Enter Panetta, an eight-term congressman, former chairman of the House of Representatives Budget Committee, one-time head of the Office of Management and Budget, White House chief of staff for former US president Bill Clinton and current CIA director.
“People are looking at the military budget in much sterner terms,” said former representative Bill Frenzel, a Republican who worked closely with Democrat Panetta on the Budget Committee. “They’re digging deeper than the president to settle the fiscal crisis. Defense has to give more ... This will make Leon’s job extremely difficult and very sensitive.”
If confirmed by the Senate, the 72-year-old Panetta will face a chockablock agenda — Pentagon spending, two wars and the continuing US military operation in Libya, certification that the military is ready to deal with openly gay members in its ranks and the selection of a new chairman of the Joint Chiefs of Staff.
Gates told senior staff that he had recommended Panetta to Obama six months ago. A senior administration official, speaking on condition of anonymity in advance of the formal White House announcement, said Panetta was initially reluctant to leave the CIA for the Pentagon but eventually relented and decided he could not refuse the president.

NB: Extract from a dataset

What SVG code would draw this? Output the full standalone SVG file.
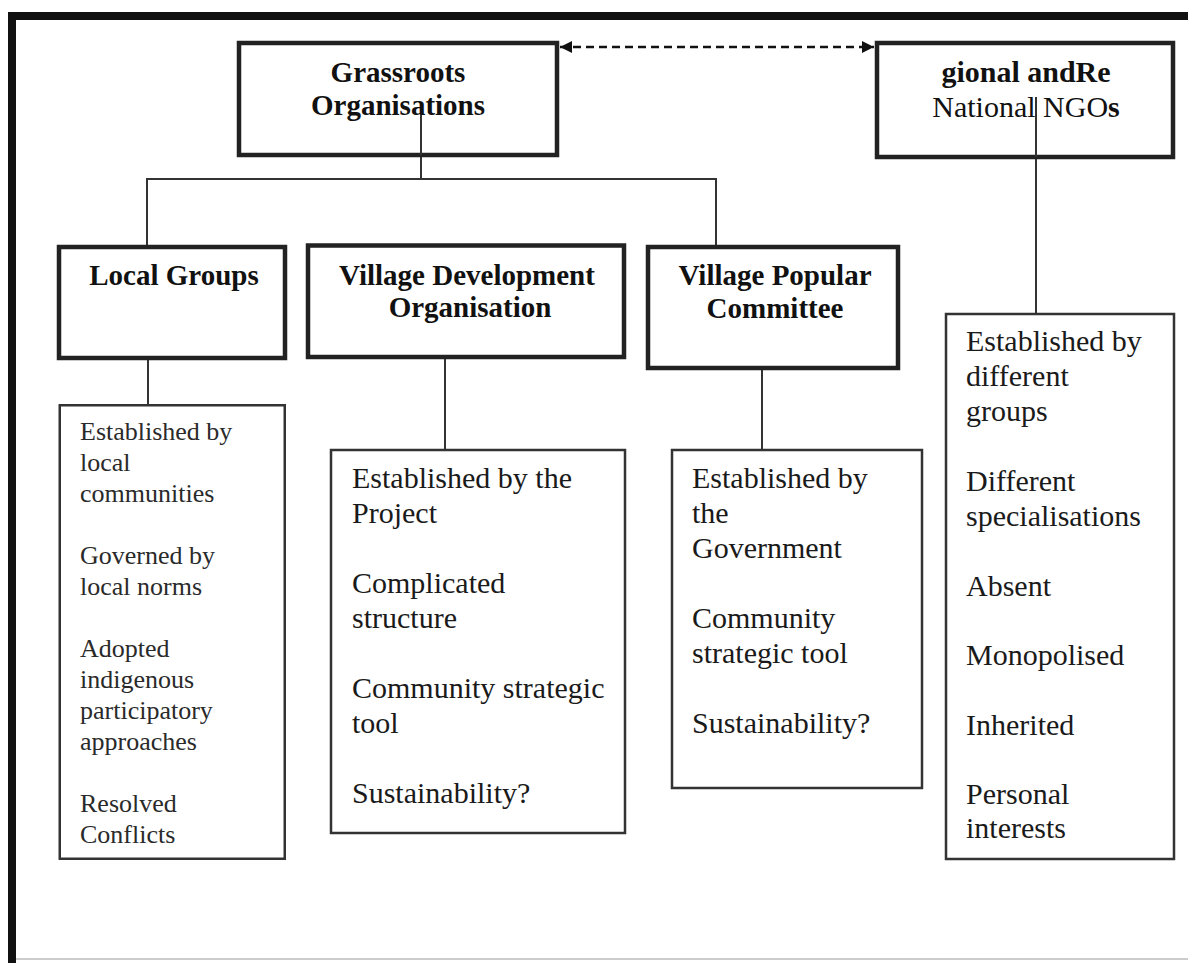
<svg xmlns="http://www.w3.org/2000/svg" width="1188" height="963" viewBox="0 0 1188 963">
<style>
.hbox{fill:#fff;stroke:#222;stroke-width:4.5}
.cbox{fill:#fff;stroke:#333;stroke-width:2.5}
.conn{fill:none;stroke:#333;stroke-width:2}
.ht{font-family:"Liberation Serif","Times New Roman",serif;font-weight:bold;font-size:29px;fill:#111;text-anchor:middle}
.rt{font-family:"Liberation Serif","Times New Roman",serif;font-size:30px;fill:#111;text-anchor:middle}
.ct{font-family:"Liberation Serif","Times New Roman",serif;font-size:30px;fill:#1a1a1a}
.lt{font-family:"Liberation Serif","Times New Roman",serif;font-size:26px;fill:#2a2a2a}
</style>
<defs>
<marker id="ah" viewBox="0 0 12 12" refX="12" refY="6" markerWidth="12" markerHeight="12" markerUnits="userSpaceOnUse" orient="auto-start-reverse">
<path d="M0,0 L12,6 L0,12 Z" fill="#111"/>
</marker>
</defs>
<rect width="1188" height="963" fill="#fff"/>
<g id="frame">
<rect x="8" y="12" width="1180" height="8" fill="#111"/>
<rect x="8" y="12" width="8" height="951" fill="#111"/>
<line x1="16" y1="959" x2="1188" y2="959" stroke="#ccc" stroke-width="2"/>
</g>
<g id="connectors">
<line class="conn" x1="421" y1="115" x2="421" y2="180"/>
<polyline class="conn" points="147,245 147,179 716,179 716,245"/>
<line class="conn" x1="1036" y1="97" x2="1036" y2="314"/>
<line class="conn" x1="148" y1="360" x2="148" y2="405"/>
<line class="conn" x1="445" y1="359" x2="445" y2="450"/>
<line class="conn" x1="762" y1="370" x2="762" y2="450"/>
<line x1="560" y1="47" x2="874" y2="47" stroke="#111" stroke-width="2.5" stroke-dasharray="8 5" marker-start="url(#ah)" marker-end="url(#ah)"/>
</g>
<g id="grassroots">
<rect class="hbox" x="239" y="43" width="318" height="112"/>
<text class="ht" x="398" y="82">Grassroots</text>
<text class="ht" x="398" y="115">Organisations</text>
<line class="conn" x1="421" y1="115" x2="421" y2="155"/>
</g>
<g id="regional">
<rect class="hbox" x="877" y="43" width="296" height="114" stroke-width="4"/>
<text class="rt" x="1026" y="82" font-weight="bold">gional andRe</text>
<text class="rt" x="1026" y="117">National NGO<tspan font-weight="bold">s</tspan></text>
<line class="conn" x1="1036" y1="97" x2="1036" y2="157"/>
</g>
<g id="local-groups">
<rect class="hbox" x="59" y="247" width="226" height="111" stroke-width="4"/>
<text class="ht" x="174" y="285">Local Groups</text>
</g>
<g id="vdo">
<rect class="hbox" x="308" y="245.5" width="316" height="111.5" stroke-width="4"/>
<text class="ht" x="467" y="285">Village Development</text>
<text class="ht" x="470" y="317">Organisation</text>
</g>
<g id="vpc">
<rect class="hbox" x="648" y="247" width="250" height="121" stroke-width="4"/>
<text class="ht" x="775" y="285">Village Popular</text>
<text class="ht" x="775" y="318">Committee</text>
</g>
<g id="local-groups-details">
<rect class="cbox" x="59.75" y="405.25" width="225" height="453.5"/>
<text class="lt" x="80" y="440">Established by</text>
<text class="lt" x="80" y="471">local</text>
<text class="lt" x="80" y="502">communities</text>
<text class="lt" x="80" y="564">Governed by</text>
<text class="lt" x="80" y="595">local norms</text>
<text class="lt" x="80" y="657">Adopted</text>
<text class="lt" x="80" y="688">indigenous</text>
<text class="lt" x="80" y="719">participatory</text>
<text class="lt" x="80" y="750">approaches</text>
<text class="lt" x="80" y="812">Resolved</text>
<text class="lt" x="80" y="843">Conflicts</text>
</g>
<g id="vdo-details">
<rect class="cbox" x="331" y="450" width="294" height="383"/>
<text class="ct" x="352" y="488">Established by the</text>
<text class="ct" x="352" y="523">Project</text>
<text class="ct" x="352" y="593">Complicated</text>
<text class="ct" x="352" y="628">structure</text>
<text class="ct" x="352" y="698">Community strategic</text>
<text class="ct" x="352" y="733">tool</text>
<text class="ct" x="352" y="803">Sustainability?</text>
</g>
<g id="vpc-details">
<rect class="cbox" x="672" y="450" width="250" height="338"/>
<text class="ct" x="692" y="488">Established by</text>
<text class="ct" x="692" y="523">the</text>
<text class="ct" x="692" y="558">Government</text>
<text class="ct" x="692" y="628">Community</text>
<text class="ct" x="692" y="663">strategic tool</text>
<text class="ct" x="692" y="733">Sustainability?</text>
</g>
<g id="regional-details">
<rect class="cbox" x="946" y="314" width="228" height="545"/>
<text class="ct" x="966" y="351">Established by</text>
<text class="ct" x="966" y="386">different</text>
<text class="ct" x="966" y="421">groups</text>
<text class="ct" x="966" y="491">Different</text>
<text class="ct" x="966" y="526">specialisations</text>
<text class="ct" x="966" y="596">Absent</text>
<text class="ct" x="966" y="665">Monopolised</text>
<text class="ct" x="966" y="735">Inherited</text>
<text class="ct" x="966" y="804">Personal</text>
<text class="ct" x="966" y="838">interests</text>
</g>
</svg>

Panetta is a Republican-turned-Democrat who once worked in former US president Richard Nixon’s administration, quitting amid dissent over the president’s civil rights policies.
Obama selected him for CIA director, an appointment that prompted some grumbling in Congress and national security circles that he lacked the background and experience. Panetta has received good marks, however, and his constant presence in National Security Council meetings should ease the transition for a defense secretary dealing with Iraq, Afghanistan and Libya.